### Exercise
Print the lines of the listing below verbatim from its first line through the line bearing "const boldItalicRows = ['Nordrhein-Westfalen'];". Any pictures are to be omitted.
····················
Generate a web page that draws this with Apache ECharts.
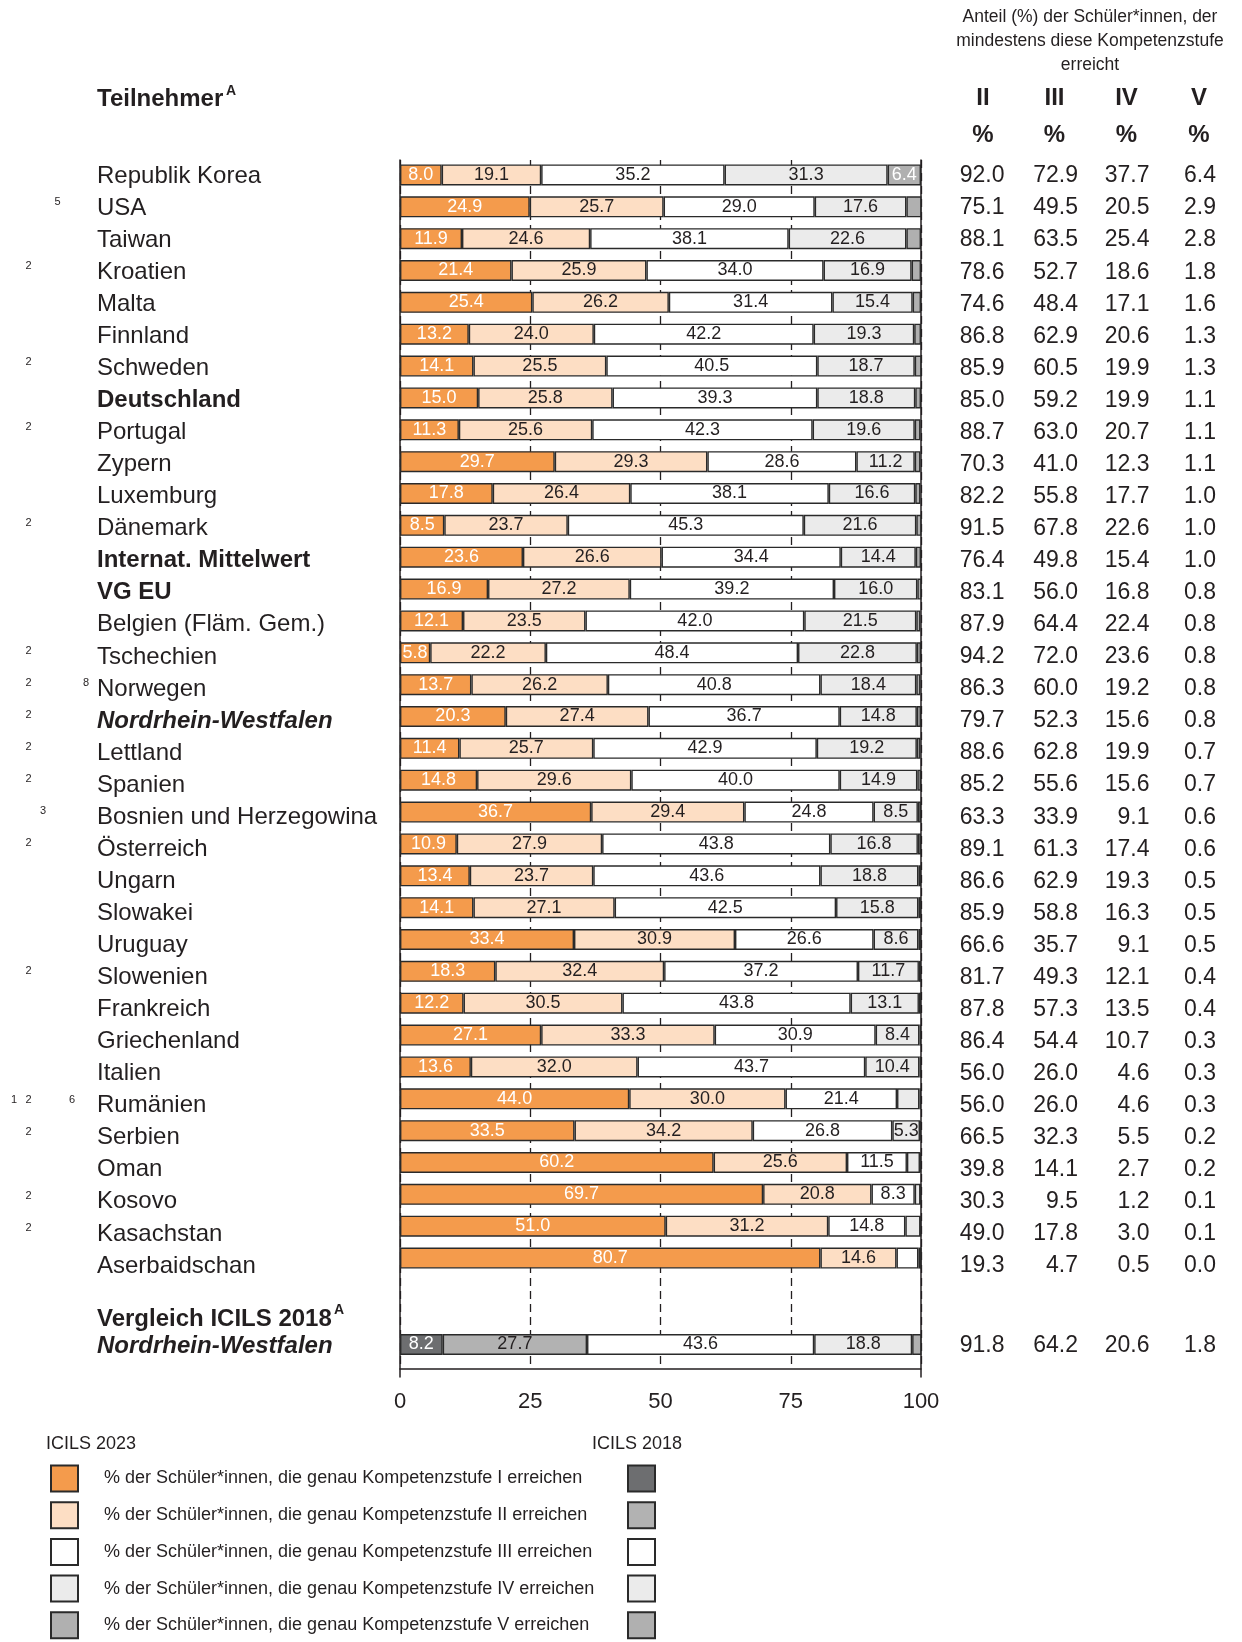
<!DOCTYPE html>
<html><head><meta charset="utf-8">
<script src="https://cdn.jsdelivr.net/npm/echarts/dist/echarts.min.js"></script>
<style>html,body{margin:0;padding:0;background:#fff}#c{width:1242px;height:1642px}</style>
</head><body><div id="c"></div>
<script>
// ---------------- DATA ----------------
const countries = ['Republik Korea','USA','Taiwan','Kroatien','Malta','Finnland','Schweden','Deutschland','Portugal','Zypern','Luxemburg','Dänemark','Internat. Mittelwert','VG EU','Belgien (Fläm. Gem.)','Tschechien','Norwegen','Nordrhein-Westfalen','Lettland','Spanien','Bosnien und Herzegowina','Österreich','Ungarn','Slowakei','Uruguay','Slowenien','Frankreich','Griechenland','Italien','Rumänien','Serbien','Oman','Kosovo','Kasachstan','Aserbaidschan'];
const footnotes = ['','5','','2','','','2','','2','','','2','','','','2','2 8','2','2','2','3','2','','','','2','','','','1 2 6','2','','2','2',''];
const boldRows = ['Deutschland','Internat. Mittelwert','VG EU'];
const boldItalicRows = ['Nordrhein-Westfalen'];

// share of students reaching exactly level I..V (ICILS 2023)
const levelI   = [8.0,24.9,11.9,21.4,25.4,13.2,14.1,15.0,11.3,29.7,17.8,8.5,23.6,16.9,12.1,5.8,13.7,20.3,11.4,14.8,36.7,10.9,13.4,14.1,33.4,18.3,12.2,27.1,13.6,44.0,33.5,60.2,69.7,51.0,80.7];
const levelII  = [19.1,25.7,24.6,25.9,26.2,24.0,25.5,25.8,25.6,29.3,26.4,23.7,26.6,27.2,23.5,22.2,26.2,27.4,25.7,29.6,29.4,27.9,23.7,27.1,30.9,32.4,30.5,33.3,32.0,30.0,34.2,25.6,20.8,31.2,14.6];
const levelIII = [35.2,29.0,38.1,34.0,31.4,42.2,40.5,39.3,42.3,28.6,38.1,45.3,34.4,39.2,42.0,48.4,40.8,36.7,42.9,40.0,24.8,43.8,43.6,42.5,26.6,37.2,43.8,30.9,43.7,21.4,26.8,11.5,8.3,14.8,4.2];
const levelIV  = [31.3,17.6,22.6,16.9,15.4,19.3,18.7,18.8,19.6,11.2,16.6,21.6,14.4,16.0,21.5,22.8,18.4,14.8,19.2,14.9,8.5,16.8,18.8,15.8,8.6,11.7,13.1,8.4,10.4,4.3,5.3,2.5,1.1,2.9,0.5];
const levelV   = [6.4,2.9,2.8,1.8,1.6,1.3,1.3,1.1,1.1,1.1,1.0,1.0,1.0,0.8,0.8,0.8,0.8,0.8,0.7,0.7,0.6,0.6,0.5,0.5,0.5,0.4,0.4,0.3,0.3,0.3,0.2,0.2,0.1,0.1,0.0];

// share reaching at least level II..V
const atLeastII  = [92.0,75.1,88.1,78.6,74.6,86.8,85.9,85.0,88.7,70.3,82.2,91.5,76.4,83.1,87.9,94.2,86.3,79.7,88.6,85.2,63.3,89.1,86.6,85.9,66.6,81.7,87.8,86.4,56.0,56.0,66.5,39.8,30.3,49.0,19.3];
const atLeastIII = [72.9,49.5,63.5,52.7,48.4,62.9,60.5,59.2,63.0,41.0,55.8,67.8,49.8,56.0,64.4,72.0,60.0,52.3,62.8,55.6,33.9,61.3,62.9,58.8,35.7,49.3,57.3,54.4,26.0,26.0,32.3,14.1,9.5,17.8,4.7];
const atLeastIV  = [37.7,20.5,25.4,18.6,17.1,20.6,19.9,19.9,20.7,12.3,17.7,22.6,15.4,16.8,22.4,23.6,19.2,15.6,19.9,15.6,9.1,17.4,19.3,16.3,9.1,12.1,13.5,10.7,4.6,4.6,5.5,2.7,1.2,3.0,0.5];
const atLeastV   = [6.4,2.9,2.8,1.8,1.6,1.3,1.3,1.1,1.1,1.1,1.0,1.0,1.0,0.8,0.8,0.8,0.8,0.8,0.7,0.7,0.6,0.6,0.5,0.5,0.5,0.4,0.4,0.3,0.3,0.3,0.2,0.2,0.1,0.1,0.0];

// ICILS 2018 comparison
const cmpCountries = ['Nordrhein-Westfalen'];
const cmpI = [8.2], cmpII = [27.7], cmpIII = [43.6], cmpIV = [18.8], cmpV = [1.8];
const cmpAtLeastII = [91.8], cmpAtLeastIII = [64.2], cmpAtLeastIV = [20.6], cmpAtLeastV = [1.8];

const axisTicks = [0, 25, 50, 75, 100];
const colHeaders = ['II','III','IV','V'];
const levelNames = [
  '% der Schüler*innen, die genau Kompetenzstufe I erreichen',
  '% der Schüler*innen, die genau Kompetenzstufe II erreichen',
  '% der Schüler*innen, die genau Kompetenzstufe III erreichen',
  '% der Schüler*innen, die genau Kompetenzstufe IV erreichen',
  '% der Schüler*innen, die genau Kompetenzstufe V erreichen'];
const levelNames2018 = ['ICILS 2018 Stufe I','ICILS 2018 Stufe II','ICILS 2018 Stufe III','ICILS 2018 Stufe IV','ICILS 2018 Stufe V'];
const headerLines = ['Anteil (%) der Schüler*innen, der','mindestens diese Kompetenzstufe','erreicht'];

// ---------------- STYLE ----------------
const FONT = "'Liberation Sans', Arial, Helvetica, sans-serif";
const INK = '#231f20';
const colors2023 = ['#F49B4C','#FDDEC4','#FFFFFF','#EBEBEB','#B0B0B0'];
const colors2018 = ['#6D6E70','#B2B2B2','#FFFFFF','#EBEBEB','#B0B0B0'];
const labelColors = ['#FFFFFF', INK, INK, INK, '#FFFFFF'];
const PLOT_L = 400, PLOT_W = 521;
const colRight = [1004.5, 1078, 1149.5, 1216];
const colCenter = [983, 1054.5, 1126.5, 1199];
const fnSlotX = {'1':14, '2':28.5, '3':43, '5':57.5, '6':72, '8':86};

const levels2023 = [levelI, levelII, levelIII, levelIV, levelV];
const levels2018 = [cmpI, cmpII, cmpIII, cmpIV, cmpV];
const table2023 = [atLeastII, atLeastIII, atLeastIV, atLeastV];
const table2018 = [cmpAtLeastII, cmpAtLeastIII, cmpAtLeastIV, cmpAtLeastV];

const grids = [
  {left: PLOT_L, width: PLOT_W, top: 160, height: 1217},   // 0 frame verticals + tick labels
  {left: PLOT_L, width: PLOT_W, top: 160, height: 1209},   // 1 dashed lines + bottom line
  {left: PLOT_L, width: PLOT_W, top: 159, height: 1115},   // 2 bars 2023
  {left: PLOT_L, width: PLOT_W, top: 1328.5, height: 32},  // 3 bar 2018
  {left: PLOT_L, width: PLOT_W, top: 160, height: 1122},   // 4 text 2023
  {left: PLOT_L, width: PLOT_W, top: 1330, height: 32}     // 5 text 2018
].map(g => Object.assign({outerBoundsMode: 'none', containLabel: false}, g));

const hiddenX = gi => ({type:'value', gridIndex: gi, min: 0, max: 100, show: false});

const xAxes = [
  {type:'value', gridIndex:0, min:0, max:100, interval:25,
   axisLine:{show:false}, axisTick:{show:false}, splitLine:{show:false},
   axisLabel:{show:true, fontSize:22, color:INK, fontFamily:FONT, margin:14,
     formatter: v => axisTicks.includes(v) ? String(v) : ''}},
  {type:'value', gridIndex:1, min:0, max:100, interval:25,
   axisLine:{show:true, lineStyle:{color:INK, width:1.5}}, axisTick:{show:false}, axisLabel:{show:false},
   splitLine:{show:true, lineStyle:{color:INK, width:1.3, type:[8,5]}}},
  hiddenX(2), hiddenX(3), hiddenX(4), hiddenX(5)
];

function nameAxis(gi, data) {
  return {type:'category', gridIndex: gi, data: data, inverse: true, position: 'left',
    axisLine:{show:false}, axisTick:{show:false}, splitLine:{show:false},
    axisLabel:{show:true, interval:0, align:'left', margin: PLOT_L - 97, verticalAlign:'middle',
      formatter: v => boldRows.includes(v) ? '{b|' + v + '}' : (boldItalicRows.includes(v) ? '{bi|' + v + '}' : '{n|' + v + '}'),
      rich: {
        n: {fontSize:24, color:INK, fontFamily:FONT},
        b: {fontSize:24, color:INK, fontFamily:FONT, fontWeight:'bold'},
        bi:{fontSize:24, color:INK, fontFamily:FONT, fontWeight:'bold', fontStyle:'italic'}
      }}};
}
function tableAxis(gi, data, col, k) {
  return {type:'category', gridIndex: gi, data: data, inverse: true, position: 'right', offset: 0,
    axisLine:{show:false}, axisTick:{show:false}, splitLine:{show:false},
    axisLabel:{show:true, interval:0, align:'right', verticalAlign:'middle', margin: colRight[k] - (PLOT_L + PLOT_W),
      fontSize:23, color:INK, fontFamily:FONT, formatter: (v, i) => col[i].toFixed(1)}};
}

const yAxes = [
  {type:'value', gridIndex:0, min:0, max:1, position:'left', axisLine:{show:true, lineStyle:{color:INK, width:1.5}}, axisTick:{show:false}, axisLabel:{show:false}, splitLine:{show:false}},
  {type:'value', gridIndex:0, min:0, max:1, position:'right', axisLine:{show:true, lineStyle:{color:INK, width:1.5}}, axisTick:{show:false}, axisLabel:{show:false}, splitLine:{show:false}},
  {type:'value', gridIndex:1, min:0, max:1, show:false},
  {type:'category', gridIndex:2, data: countries, inverse:true, show:false},
  {type:'category', gridIndex:3, data: cmpCountries, inverse:true, show:false},
  nameAxis(4, countries),
  ...table2023.map((col, k) => tableAxis(4, countries, col, k)),
  nameAxis(5, cmpCountries),
  ...table2018.map((col, k) => tableAxis(5, cmpCountries, col, k))
];
// indices: names2023 = 5, table 6..9, names2018 = 10, table 11..14

function barSeries(arr, k, names, colors, xi, yi, stack) {
  return {type:'bar', name: names[k], xAxisIndex: xi, yAxisIndex: yi, stack: stack, data: arr,
    barWidth: 21, animation: false, emphasis:{disabled:true}, silent: true,
    itemStyle:{color: colors[k], borderColor:'#2a2a2a', borderWidth:1.4},
    label:{show:true, position:'inside', color: (stack === 's18' && k === 1) ? INK : labelColors[k],
      fontSize:18, fontFamily:FONT, textBorderWidth:0,
      formatter: p => p.value >= 5 ? p.value.toFixed(1) : ''}};
}

const series = [
  ...levels2023.map((arr, k) => barSeries(arr, k, levelNames, colors2023, 2, 3, 's23')),
  ...levels2018.map((arr, k) => barSeries(arr, k, levelNames2018, colors2018, 3, 4, 's18'))
];

const txt = (x, y, text, o) => ({type:'text', x, y, silent:true,
  style: Object.assign({text, fontFamily:FONT, fill:INK, fontSize:24, align:'left', verticalAlign:'middle'}, o || {})});

const graphics = [
  ...headerLines.map((t, i) => txt(1090, 17 + 24 * i, t, {fontSize:17.5, align:'center'})),
  ...colHeaders.map((t, i) => txt(colCenter[i], 98, t, {fontWeight:'bold', align:'center'})),
  ...colHeaders.map((t, i) => txt(colCenter[i], 135, '%', {fontWeight:'bold', align:'center'})),
  txt(97, 99, 'Teilnehmer', {fontWeight:'bold'}),
  txt(226, 91, 'A', {fontWeight:'bold', fontSize:14}),
  txt(97, 1319, 'Vergleich ICILS 2018', {fontWeight:'bold'}),
  txt(334, 1310, 'A', {fontWeight:'bold', fontSize:14}),
  txt(46, 1444, 'ICILS 2023', {fontSize:18}),
  txt(592, 1444, 'ICILS 2018', {fontSize:18})
];

const legendBase = {orient:'vertical', top:1464.5, height:200, padding:0, itemWidth:27, itemHeight:26, itemGap:8.7, icon:'rect', selectedMode:false};

const chart = echarts.init(document.getElementById('c'), null, {renderer:'canvas'});
chart.setOption({
  animation:false,
  backgroundColor:'#fff',
  textStyle:{fontFamily:FONT},
  grid: grids, xAxis: xAxes, yAxis: yAxes, series: series,
  legend: [
    Object.assign({}, legendBase, {left:50, width:600, data: levelNames,
      formatter: n => '{t|' + n + '}',
      textStyle:{rich:{t:{fontSize:18, lineHeight:20, height:20, color:INK, fontFamily:FONT, padding:[0,0,0,21]}}}}),
    Object.assign({}, legendBase, {left:627, width:40, data: levelNames2018, formatter: () => ''})
  ],
  graphic: graphics
});

// footnote markers placed on the row positions of the name axis
const fnGraphics = [];
footnotes.forEach((f, i) => {
  if (!f) return;
  const y = chart.convertToPixel({yAxisIndex: 5}, i);
  f.split(' ').forEach(n => fnGraphics.push(txt(fnSlotX[n], y - 6, n, {fontSize:11, align:'center'})));
});
chart.setOption({graphic: graphics.concat(fnGraphics)});
</script>
</body></html>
····················
### Answer
Generate a web page that draws this with Apache ECharts.
<!DOCTYPE html>
<html><head><meta charset="utf-8">
<script src="https://cdn.jsdelivr.net/npm/echarts/dist/echarts.min.js"></script>
<style>html,body{margin:0;padding:0;background:#fff}#c{width:1242px;height:1642px}</style>
</head><body><div id="c"></div>
<script>
// ---------------- DATA ----------------
const countries = ['Republik Korea','USA','Taiwan','Kroatien','Malta','Finnland','Schweden','Deutschland','Portugal','Zypern','Luxemburg','Dänemark','Internat. Mittelwert','VG EU','Belgien (Fläm. Gem.)','Tschechien','Norwegen','Nordrhein-Westfalen','Lettland','Spanien','Bosnien und Herzegowina','Österreich','Ungarn','Slowakei','Uruguay','Slowenien','Frankreich','Griechenland','Italien','Rumänien','Serbien','Oman','Kosovo','Kasachstan','Aserbaidschan'];
const footnotes = ['','5','','2','','','2','','2','','','2','','','','2','2 8','2','2','2','3','2','','','','2','','','','1 2 6','2','','2','2',''];
const boldRows = ['Deutschland','Internat. Mittelwert','VG EU'];
const boldItalicRows = ['Nordrhein-Westfalen'];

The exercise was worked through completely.